(Recorded data)
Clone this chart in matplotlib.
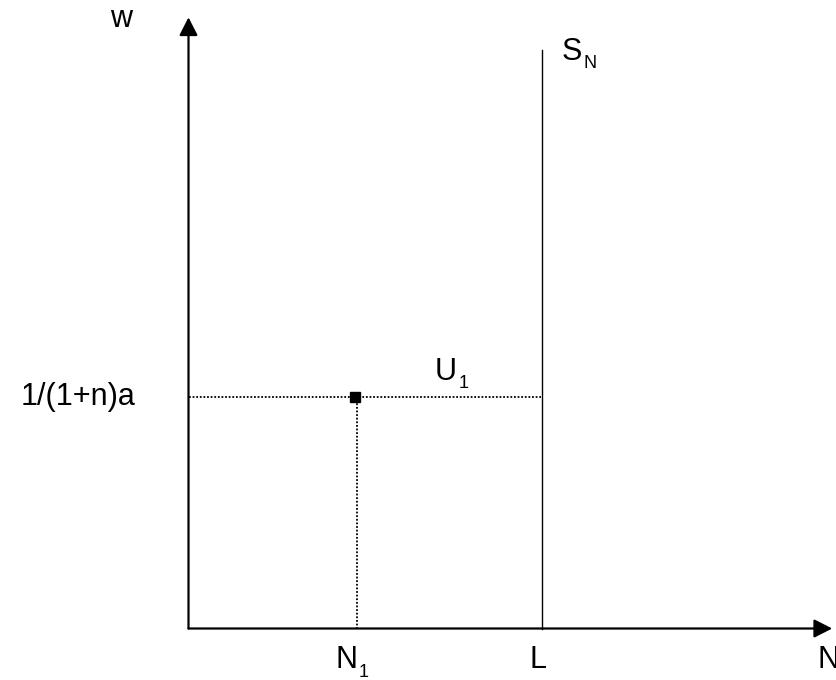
"""
Labour supply diagram: vertical S_N at L, point U_1 at (N_1, 1/(1+n)a).
"""

import matplotlib
matplotlib.use("Agg")
import matplotlib.pyplot as plt

plt.rcParams["font.family"] = ["Liberation Sans", "DejaVu Sans"]

# ── Diagram values (in axis units) ────────────────────────────────────────────
N1_VAL   = 1.0     # employment at point U_1
L_VAL    = 2.1     # labour force (vertical supply)
W1_VAL   = 1.0     # wage 1/(1+n)a
SN_TOP   = 2.5     # top of the S_N line
X_MAX    = 3.82
Y_MAX    = 2.64

w_label  = "1/(1+n)a"

PX = 72 / 100   # pixels -> points at dpi 100
FS, FS_SUB = 22, 13

fig = plt.figure(figsize=(8.36, 6.8), dpi=100)
ax = fig.add_axes([188.5 / 836, 51.5 / 680, 643.7 / 836, 611.2 / 680])
ax.set_xlim(0, X_MAX)
ax.set_ylim(0, Y_MAX)
ax.axis("off")


def label(text, xy, dx, dy, size=FS, ha="left", va="baseline"):
    """Place text at a data point, shifted by (dx, dy) pixels."""
    ax.annotate(text, xy=xy, xytext=(dx * PX, dy * PX), textcoords="offset points",
                ha=ha, va=va, fontsize=size, annotation_clip=False)


# axes with arrow heads
arrow = dict(arrowstyle="-|>,head_length=0.55,head_width=0.28", color="black",
             lw=1.6, mutation_scale=20, shrinkA=0, shrinkB=0)
ax.annotate("", xy=(X_MAX, 0), xytext=(0, 0), arrowprops=arrow, annotation_clip=False)
ax.annotate("", xy=(0, Y_MAX), xytext=(0, 0), arrowprops=arrow, annotation_clip=False)

# vertical supply S_N at L
ax.plot([L_VAL, L_VAL], [0, SN_TOP], color="black", lw=1.0, clip_on=False)

# dotted guides to U_1
dots = dict(color="black", lw=1.3, linestyle=(0, (1, 1)), clip_on=False)
ax.plot([0, L_VAL - 0.01], [W1_VAL, W1_VAL], **dots)
ax.plot([N1_VAL, N1_VAL], [0, W1_VAL], **dots)
ax.plot([N1_VAL - 0.01], [W1_VAL], marker="s", color="black", markersize=7, clip_on=False)

# x-axis labels
label("N", (N1_VAL, 0), -21.5, -39.5)
label("1", (N1_VAL, 0), 2, -48.5, size=FS_SUB)
label("L", (L_VAL, 0), -13, -39.5)
label("N", (X_MAX, 0), -14.5, -39.5)

# y-axis labels
label("w", (0, Y_MAX), -67.5, -9.7, ha="center")
label(w_label, (0, W1_VAL), -53, 0, ha="right", va="center")

# curve / point labels
label("S", (L_VAL, SN_TOP), 19, -10)
label("N", (L_VAL, SN_TOP), 41, -18, size=FS_SUB)
label("U", (L_VAL, W1_VAL), -108, 17)
label("1", (L_VAL, W1_VAL), -84, 9, size=FS_SUB)

fig.savefig("out.png", dpi=100)
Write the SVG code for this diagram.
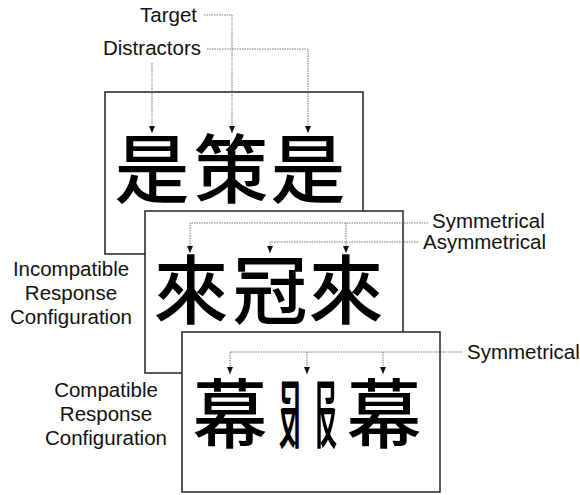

* Written task: Copy out every line of the material above exactly, skipping the pictures.

* Exercise answer:
Clone this chart in matplotlib.
"""
Labour supply diagram: vertical S_N at L, point U_1 at (N_1, 1/(1+n)a).
"""

import matplotlib
matplotlib.use("Agg")
import matplotlib.pyplot as plt

plt.rcParams["font.family"] = ["Liberation Sans", "DejaVu Sans"]

# ── Diagram values (in axis units) ────────────────────────────────────────────
N1_VAL   = 1.0     # employment at point U_1
L_VAL    = 2.1     # labour force (vertical supply)
W1_VAL   = 1.0     # wage 1/(1+n)a
SN_TOP   = 2.5     # top of the S_N line
X_MAX    = 3.82
Y_MAX    = 2.64

w_label  = "1/(1+n)a"

PX = 72 / 100   # pixels -> points at dpi 100
FS, FS_SUB = 22, 13

fig = plt.figure(figsize=(8.36, 6.8), dpi=100)
ax = fig.add_axes([188.5 / 836, 51.5 / 680, 643.7 / 836, 611.2 / 680])
ax.set_xlim(0, X_MAX)
ax.set_ylim(0, Y_MAX)
ax.axis("off")


def label(text, xy, dx, dy, size=FS, ha="left", va="baseline"):
    """Place text at a data point, shifted by (dx, dy) pixels."""
    ax.annotate(text, xy=xy, xytext=(dx * PX, dy * PX), textcoords="offset points",
                ha=ha, va=va, fontsize=size, annotation_clip=False)


# axes with arrow heads
arrow = dict(arrowstyle="-|>,head_length=0.55,head_width=0.28", color="black",
             lw=1.6, mutation_scale=20, shrinkA=0, shrinkB=0)
ax.annotate("", xy=(X_MAX, 0), xytext=(0, 0), arrowprops=arrow, annotation_clip=False)
ax.annotate("", xy=(0, Y_MAX), xytext=(0, 0), arrowprops=arrow, annotation_clip=False)

# vertical supply S_N at L
ax.plot([L_VAL, L_VAL], [0, SN_TOP], color="black", lw=1.0, clip_on=False)

# dotted guides to U_1
dots = dict(color="black", lw=1.3, linestyle=(0, (1, 1)), clip_on=False)
ax.plot([0, L_VAL - 0.01], [W1_VAL, W1_VAL], **dots)
ax.plot([N1_VAL, N1_VAL], [0, W1_VAL], **dots)
ax.plot([N1_VAL - 0.01], [W1_VAL], marker="s", color="black", markersize=7, clip_on=False)

# x-axis labels
label("N", (N1_VAL, 0), -21.5, -39.5)
label("1", (N1_VAL, 0), 2, -48.5, size=FS_SUB)
label("L", (L_VAL, 0), -13, -39.5)
label("N", (X_MAX, 0), -14.5, -39.5)

# y-axis labels
label("w", (0, Y_MAX), -67.5, -9.7, ha="center")
label(w_label, (0, W1_VAL), -53, 0, ha="right", va="center")

# curve / point labels
label("S", (L_VAL, SN_TOP), 19, -10)
label("N", (L_VAL, SN_TOP), 41, -18, size=FS_SUB)
label("U", (L_VAL, W1_VAL), -108, 17)
label("1", (L_VAL, W1_VAL), -84, 9, size=FS_SUB)

fig.savefig("out.png", dpi=100)
Write the SVG code for this diagram.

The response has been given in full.